= WHAT IS ASKED =
Report how many lines contain "standalone", with no other words.

= THE DATA =
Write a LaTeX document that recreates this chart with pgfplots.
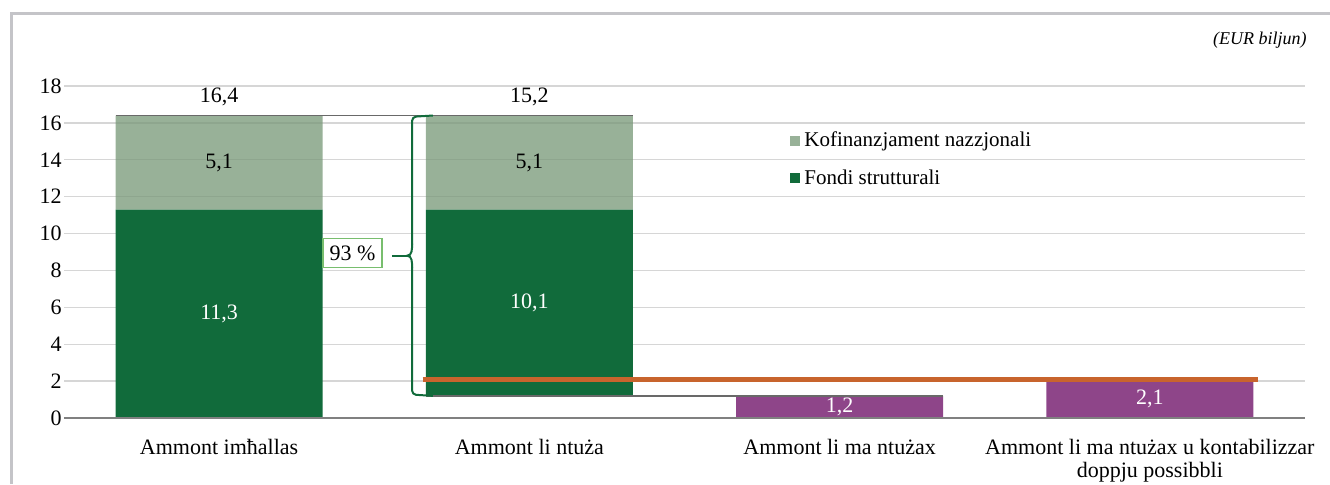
\documentclass[border=0pt]{standalone}
\usepackage{fontspec}
\setmainfont{Liberation Serif}
\usepackage{pgfplots}
\pgfplotsset{compat=1.18}
\definecolor{dgreen}{RGB}{17,107,59}
\definecolor{lgreen}{RGB}{118,151,118}
\definecolor{purp}{RGB}{142,69,137}
\definecolor{orng}{RGB}{200,100,45}
\definecolor{framegray}{RGB}{196,196,200}
\definecolor{gridgray}{RGB}{214,214,214}
\definecolor{conn}{RGB}{105,105,105}
\definecolor{zerogray}{RGB}{128,128,128}
\definecolor{boxgreen}{RGB}{120,190,110}
\pgfplotsset{base/.style={at={(32pt,33pt)}, anchor=south west, scale only axis,
  width=620.5pt, height=166pt, xmin=-0.5, xmax=3.5, ymin=0, ymax=18, clip=false},
  sqlegend/.style={legend image code/.code={\fill[##1] (0pt,-2.5pt) rectangle (5pt,2.5pt);}}}
\begin{document}
\begin{tikzpicture}[font=\fontsize{11}{13}\selectfont]
\path[use as bounding box] (0pt,0pt) rectangle (665pt,242pt);
\draw[framegray, line width=1.5pt] (5.5pt,0pt) -- (5.5pt,235.5pt) -- (665pt,235.5pt);
\node[anchor=east, font=\itshape\fontsize{9}{11}\selectfont, inner sep=0pt] at (653.5pt,222pt) {(EUR biljun)};

\begin{axis}[base, ybar stacked, bar width=0.667,
  axis line style={draw=none}, tick style={draw=none}, major tick length=0pt,
  ytick={0,2,...,18}, ymajorgrids, grid style={gridgray, line width=0.7pt},
  xtick={0,1,2,3},
  xticklabels={{Ammont imħallas},{Ammont li ntuża},{Ammont li ma ntużax},{Ammont li ma ntużax u kontabilizzar\\doppju possibbli}},
  xticklabel style={align=center, yshift=-7pt, font=\fontsize{11}{11.5}\selectfont},
  yticklabel style={inner sep=1pt, font=\fontsize{11}{13}\selectfont},
  /pgf/number format/assume math mode=true,
  legend style={at={(0.585,0.875)}, anchor=north west, draw=none, fill=none,
    inner sep=0pt, row sep=6pt, font=\fontsize{10.5}{12}\selectfont},
  legend cell align=left, reverse legend,
]
\addplot[draw=none, fill=none, forget plot] coordinates {(0,0) (1,1.2) (2,0) (3,0)};
\addplot[draw=none, fill=dgreen, sqlegend]
  coordinates {(0,11.3) (1,10.1) (2,0) (3,0)};
\addlegendentry{Fondi strutturali}
\addplot[draw=none, fill=lgreen, fill opacity=0.75, sqlegend]
  coordinates {(0,5.1) (1,5.1) (2,0) (3,0)};
\addlegendentry{Kofinanzjament nazzjonali}
\addplot[draw=none, fill=purp, forget plot] coordinates {(0,0) (1,0) (2,1.2) (3,2.1)};
\end{axis}

\begin{axis}[base, hide axis]
\addplot[zerogray, line width=0.8pt] coordinates {(-0.5,0) (3.5,0)};
\addplot[conn, line width=0.9pt] coordinates {(-0.333,16.4) (1.333,16.4)};
\addplot[conn, line width=0.9pt] coordinates {(0.667,1.2) (2.333,1.2)};
\addplot[orng, line width=2.5pt] coordinates {(0.656,2.1) (3.35,2.1)};
\draw[dgreen, line width=1pt, rounded corners=2pt] (axis cs:0.689,16.4) -- (axis cs:0.622,16.33) -- (axis cs:0.622,9.4);
\draw[dgreen, line width=1pt] (axis cs:0.622,9.45) to[out=-90,in=0] (axis cs:0.606,8.8) to[out=0,in=90] (axis cs:0.622,8.15);
\draw[dgreen, line width=1pt, rounded corners=2pt] (axis cs:0.622,8.2) -- (axis cs:0.622,1.27) -- (axis cs:0.689,1.2);
\draw[dgreen, line width=1pt] (axis cs:0.557,8.8) -- (axis cs:0.608,8.8);
\node[draw=boxgreen, fill=white, line width=0.6pt, minimum width=29.5pt, minimum height=14.5pt, inner sep=1pt] at (axis cs:0.43,8.95) {93 \%};
\node at (axis cs:0,17.4) {16,4};
\node at (axis cs:1,17.4) {15,2};
\node at (axis cs:0,13.85) {5,1};
\node at (axis cs:1,13.85) {5,1};
\node[white] at (axis cs:0,5.65) {11,3};
\node[white] at (axis cs:1,6.25) {10,1};
\node[white] at (axis cs:2,0.6) {1,2};
\node[white] at (axis cs:3,1.05) {2,1};
\end{axis}
\end{tikzpicture}
\end{document}
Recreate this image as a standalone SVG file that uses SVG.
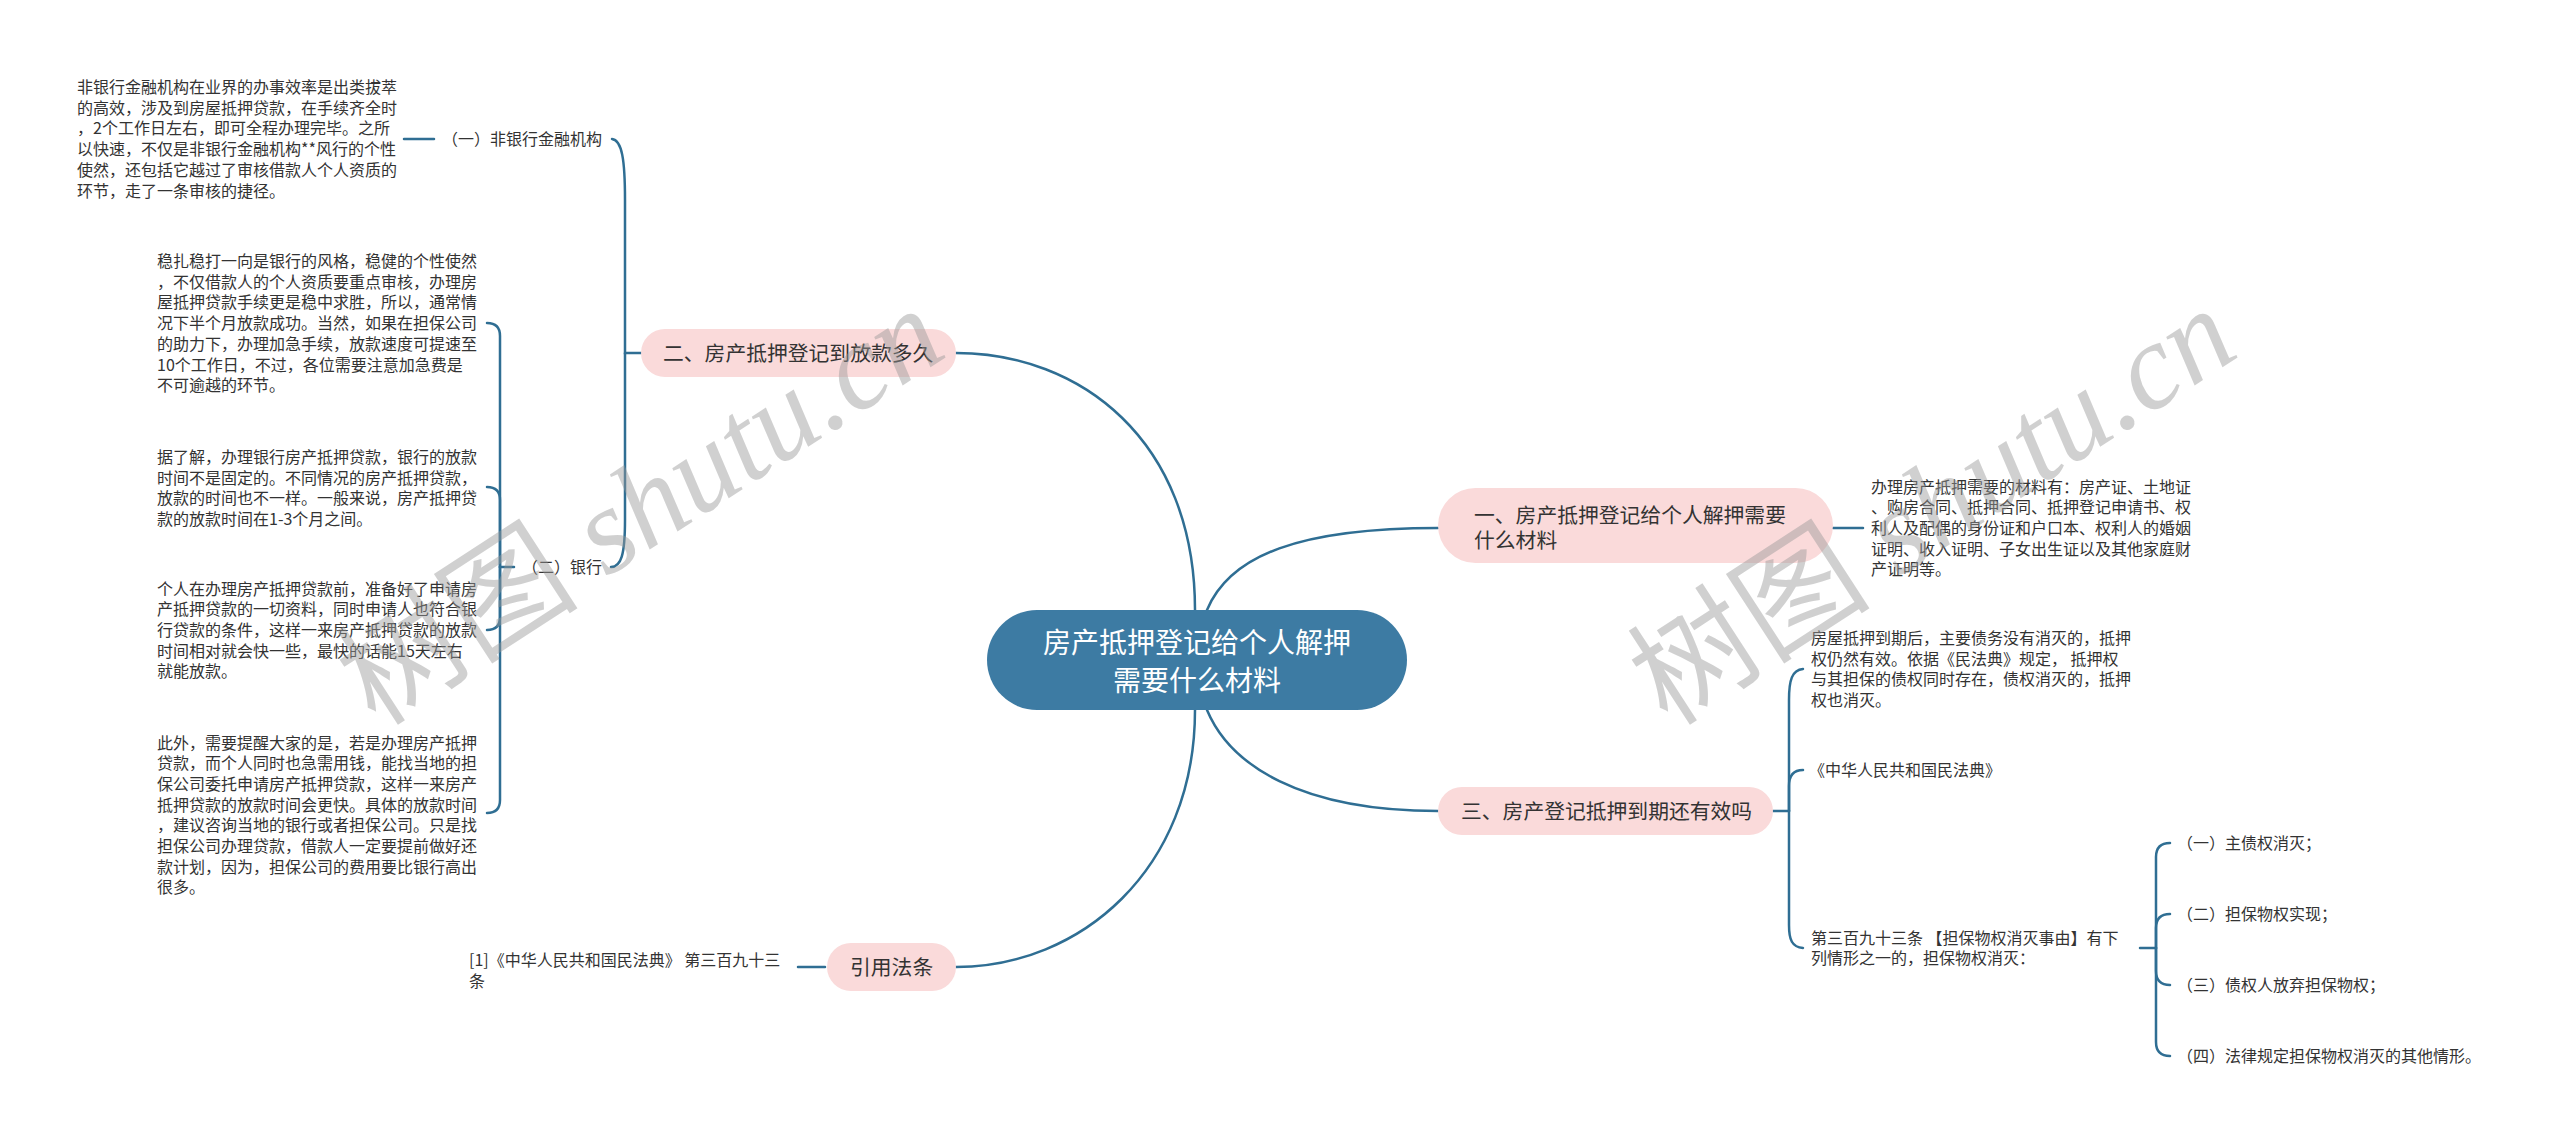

= SOLUTION TO THE PROBLEM =
2